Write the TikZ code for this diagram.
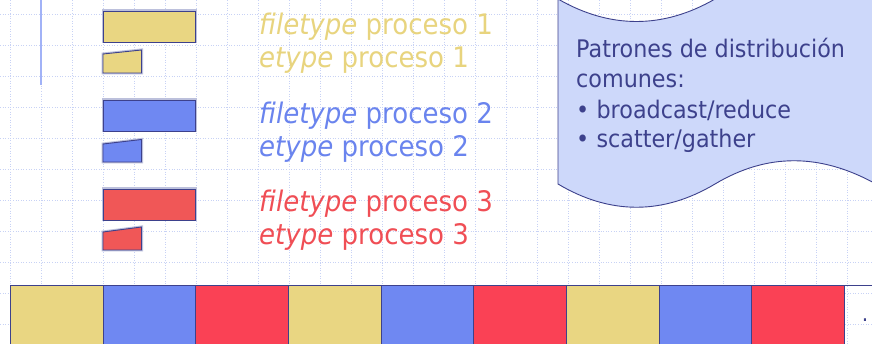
\documentclass[tikz,border=0pt]{standalone}
\usepackage{fontspec}
\setmainfont{DejaVu Sans}[FakeStretch=0.92]
\definecolor{ylw}{HTML}{E9D682}
\definecolor{blu}{HTML}{6F88F2}
\definecolor{rdl}{HTML}{F05757}
\definecolor{rdb}{HTML}{FA4155}
\definecolor{ylwtxt}{HTML}{E8D47E}
\definecolor{blutxt}{HTML}{6A84EE}
\definecolor{rdtxt}{HTML}{F04E55}
\definecolor{navy}{HTML}{3D418C}
\definecolor{gridc}{HTML}{C8D2F5}
\definecolor{halo}{HTML}{BCC0DC}
\definecolor{bubble}{HTML}{CDD8FA}
\tikzset{
  gridline/.style={gridc, line width=0.8pt, dash pattern=on 1pt off 1.6pt},
  block/.style={draw=navy, line width=0.9pt, preaction={draw=halo, line width=3pt}},
  cell/.style={draw=navy, line width=0.9pt},
  lbl/.style={anchor=base west, inner sep=0pt, font=\fontsize{28.3}{32}\selectfont},
  note/.style={anchor=base west, inner sep=0pt, text=navy, font=\fontsize{24.2}{28}\selectfont},
}
\begin{document}
\begin{tikzpicture}[x=1pt,y=-1pt]
\useasboundingbox (0,0) rectangle (872,344);
\fill[white] (0,0) rectangle (872,344);
% background grid
\foreach \i in {0,...,27} \draw[gridline] (10.3+31*\i,0) -- (10.3+31*\i,344);
\foreach \j in {0,...,10} \draw[gridline] (0,14.5+31*\j) -- (872,14.5+31*\j);
% vertical rule at the left
\draw[color=blu!65, line width=1.5pt] (41,0) -- (41,85);
% type blocks
\draw[block, fill=ylw] (103,11) rectangle (195.5,42);
\draw[block, fill=ylw] (103,54) -- (141.5,50) -- (141.5,73) -- (103,73) -- cycle;
\draw[block, fill=blu] (103,100) rectangle (195.5,131);
\draw[block, fill=blu] (103,144) -- (141.5,139.5) -- (141.5,162) -- (103,162) -- cycle;
\draw[block, fill=rdl] (103,189) rectangle (195.5,220);
\draw[block, fill=rdl] (103,232) -- (141.5,227) -- (141.5,250) -- (103,250) -- cycle;
% labels
\node[lbl, text=ylwtxt] (f1) at (259,35) {\textit{filetype} proceso 1};
\node[lbl, text=ylwtxt] (e1) at (259,68) {\textit{etype} proceso 1};
\node[lbl, text=blutxt] (f2) at (259,124) {\textit{filetype} proceso 2};
\node[lbl, text=blutxt] (e2) at (259,157) {\textit{etype} proceso 2};
\node[lbl, text=rdtxt] (f3) at (259,212) {\textit{filetype} proceso 3};
\node[lbl, text=rdtxt] (e3) at (259,245) {\textit{etype} proceso 3};
% tape-shaped note
\draw[fill=bubble, draw=navy, line width=0.9pt]
  (558,-1) -- (558,184)
  .. controls (610,215) and (663,215) .. (715,184)
  .. controls (767,153) and (820,153) .. (876,184)
  -- (876,-1)
  .. controls (820,-31) and (767,-31) .. (715,-1)
  .. controls (663,29) and (610,29) .. (558,-1) -- cycle;
\node[note] (n1) at (576,58) {Patrones de distribución};
\node[note] (n2) at (576,88) {comunes:};
\node[note] (n3) at (576,119) {•\hspace{0.3em}broadcast/reduce};
\node[note] (n4) at (576,148) {•\hspace{0.3em}scatter/gather};
% distribution strip
\foreach \k/\c in {0/ylw,1/blu,2/rdb,3/ylw,4/blu,5/rdb,6/ylw,7/blu,8/rdb}
  \draw[cell, fill=\c] (10.3+92.7*\k,285) rectangle (10.3+92.7*\k+92.7,350);
\draw[cell] (844,285) -- (872,285);
\node[anchor=base, inner sep=0pt, text=navy, font=\fontsize{22}{26}\selectfont] (dots) at (865,321) {.};
\end{tikzpicture}
\end{document}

THE TASK — Every line of the data above should be quoted exactly. Omit the pictures.

COMPLETE OUTPUT —
Write the TikZ code for this diagram.
\documentclass[tikz,border=0pt]{standalone}
\usepackage{fontspec}
\setmainfont{DejaVu Sans}[FakeStretch=0.92]
\definecolor{ylw}{HTML}{E9D682}
\definecolor{blu}{HTML}{6F88F2}
\definecolor{rdl}{HTML}{F05757}
\definecolor{rdb}{HTML}{FA4155}
\definecolor{ylwtxt}{HTML}{E8D47E}
\definecolor{blutxt}{HTML}{6A84EE}
\definecolor{rdtxt}{HTML}{F04E55}
\definecolor{navy}{HTML}{3D418C}
\definecolor{gridc}{HTML}{C8D2F5}
\definecolor{halo}{HTML}{BCC0DC}
\definecolor{bubble}{HTML}{CDD8FA}
\tikzset{
  gridline/.style={gridc, line width=0.8pt, dash pattern=on 1pt off 1.6pt},
  block/.style={draw=navy, line width=0.9pt, preaction={draw=halo, line width=3pt}},
  cell/.style={draw=navy, line width=0.9pt},
  lbl/.style={anchor=base west, inner sep=0pt, font=\fontsize{28.3}{32}\selectfont},
  note/.style={anchor=base west, inner sep=0pt, text=navy, font=\fontsize{24.2}{28}\selectfont},
}
\begin{document}
\begin{tikzpicture}[x=1pt,y=-1pt]
\useasboundingbox (0,0) rectangle (872,344);
\fill[white] (0,0) rectangle (872,344);
% background grid
\foreach \i in {0,...,27} \draw[gridline] (10.3+31*\i,0) -- (10.3+31*\i,344);
\foreach \j in {0,...,10} \draw[gridline] (0,14.5+31*\j) -- (872,14.5+31*\j);
% vertical rule at the left
\draw[color=blu!65, line width=1.5pt] (41,0) -- (41,85);
% type blocks
\draw[block, fill=ylw] (103,11) rectangle (195.5,42);
\draw[block, fill=ylw] (103,54) -- (141.5,50) -- (141.5,73) -- (103,73) -- cycle;
\draw[block, fill=blu] (103,100) rectangle (195.5,131);
\draw[block, fill=blu] (103,144) -- (141.5,139.5) -- (141.5,162) -- (103,162) -- cycle;
\draw[block, fill=rdl] (103,189) rectangle (195.5,220);
\draw[block, fill=rdl] (103,232) -- (141.5,227) -- (141.5,250) -- (103,250) -- cycle;
% labels
\node[lbl, text=ylwtxt] (f1) at (259,35) {\textit{filetype} proceso 1};
\node[lbl, text=ylwtxt] (e1) at (259,68) {\textit{etype} proceso 1};
\node[lbl, text=blutxt] (f2) at (259,124) {\textit{filetype} proceso 2};
\node[lbl, text=blutxt] (e2) at (259,157) {\textit{etype} proceso 2};
\node[lbl, text=rdtxt] (f3) at (259,212) {\textit{filetype} proceso 3};
\node[lbl, text=rdtxt] (e3) at (259,245) {\textit{etype} proceso 3};
% tape-shaped note
\draw[fill=bubble, draw=navy, line width=0.9pt]
  (558,-1) -- (558,184)
  .. controls (610,215) and (663,215) .. (715,184)
  .. controls (767,153) and (820,153) .. (876,184)
  -- (876,-1)
  .. controls (820,-31) and (767,-31) .. (715,-1)
  .. controls (663,29) and (610,29) .. (558,-1) -- cycle;
\node[note] (n1) at (576,58) {Patrones de distribución};
\node[note] (n2) at (576,88) {comunes:};
\node[note] (n3) at (576,119) {•\hspace{0.3em}broadcast/reduce};
\node[note] (n4) at (576,148) {•\hspace{0.3em}scatter/gather};
% distribution strip
\foreach \k/\c in {0/ylw,1/blu,2/rdb,3/ylw,4/blu,5/rdb,6/ylw,7/blu,8/rdb}
  \draw[cell, fill=\c] (10.3+92.7*\k,285) rectangle (10.3+92.7*\k+92.7,350);
\draw[cell] (844,285) -- (872,285);
\node[anchor=base, inner sep=0pt, text=navy, font=\fontsize{22}{26}\selectfont] (dots) at (865,321) {.};
\end{tikzpicture}
\end{document}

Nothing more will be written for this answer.